Program March 2014 – March 2017
AAD, in partnership with the association Musiquelaine, supports Steenberg High School’s orchestra, directed by the trumpeter Ian Smith. The young musicians, 13 years of age on average, were personally given an instrument, funded by AAD, that they will learn to play. Township Orchestra allows young underprivileged South Africans from the Cape Flats neighbourhood, in the outskirts of Cape Town, to get to grips with jazz and traditional South African music in the school. Therefore, the integration of this young population, often stigmatized and marginalized in South Africa helps to fight against school dropouts, and to facilitate their access to jobs.
“The place where we had left behind all those who were not white in the apartheid era. (…) A bleak and desolate plain, agitated by wind and dust.” It is with these words that South African novelist Roger Smith describes the Cape Flats, the neighborhoods of Cape Town (South Africa) where life is only survival, misery, and violence.
In these townships violence and insecurity plague unabated, the most vulnerable victims are children and adolescents. Poverty, neglect, drug abuse, and violence make up the lot for many young people who are caught in the spiral of deterministic school dropout and unemployment. Faced with this situation, and echoing the Millennium Development Goals of primary school enrollment in 2015, the school ground is a key area of action to curb this phenomenon.
This observation is the genesis of our project: to fight the school dropout rate we must reintegrate youth into a curriculum. In this context, learning an artistic activity is a strong and effective way to achieve this academic integration. By placing students in a learning environment that requires discipline, patience, and the ability to work in groups, it facilitates returning to “the art of learning” and “understanding,” while thereby creating an appreciation of their individual and collective work.

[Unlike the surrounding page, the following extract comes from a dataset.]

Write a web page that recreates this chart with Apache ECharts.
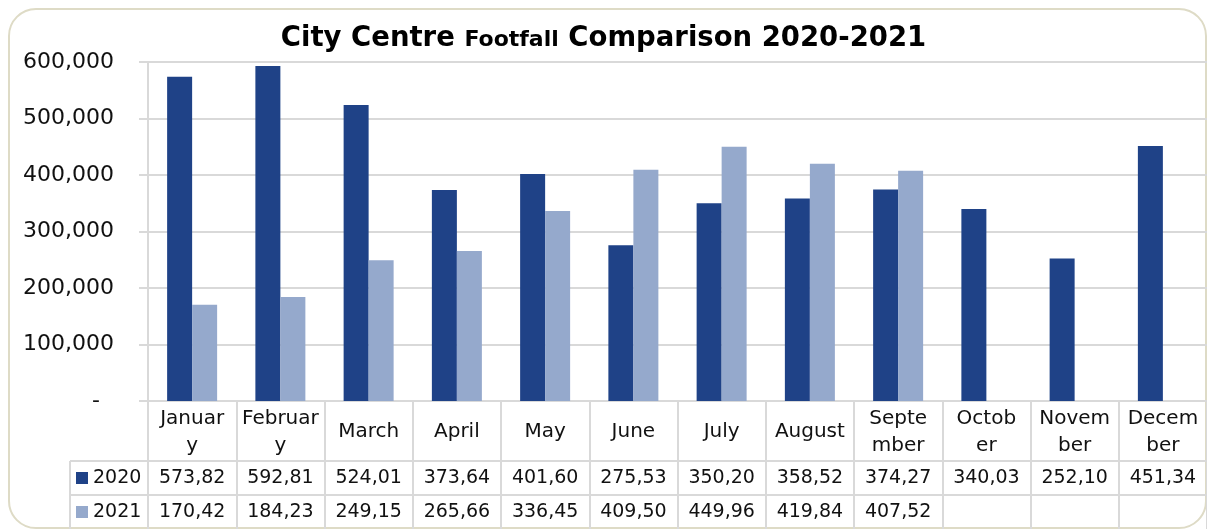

The program, which is located at the Steenberg High School in Cape Town, will be realized in collaboration with Ian Smith, the great jazz trumpet player and founder of the Delft Big Band, and the South African association Musiquelaine Ltd., founded by Lainey Trequesser. Over a period of four years it will host 50 high school freshmen (the equivalent of the 6th grade level in France) with an average age of 13 years old, and introduce them to jazz and traditional music. Each student will be given an instrument and the group will put on several concerts, including one after the first year of learning.
At the heart of this new AAD project is the desire to emphasize artistic performance — inherent in the program. The group will put on a concert every year, beginning with the first year of learning, in South Africa and beyond, particularly in France. Learning an instrument requires rigour, determination and hard-work. The idea is to push the young students to mobilize themselves to achieve an objective by which they are motivated, individually or collectively, and to give them self-confidence.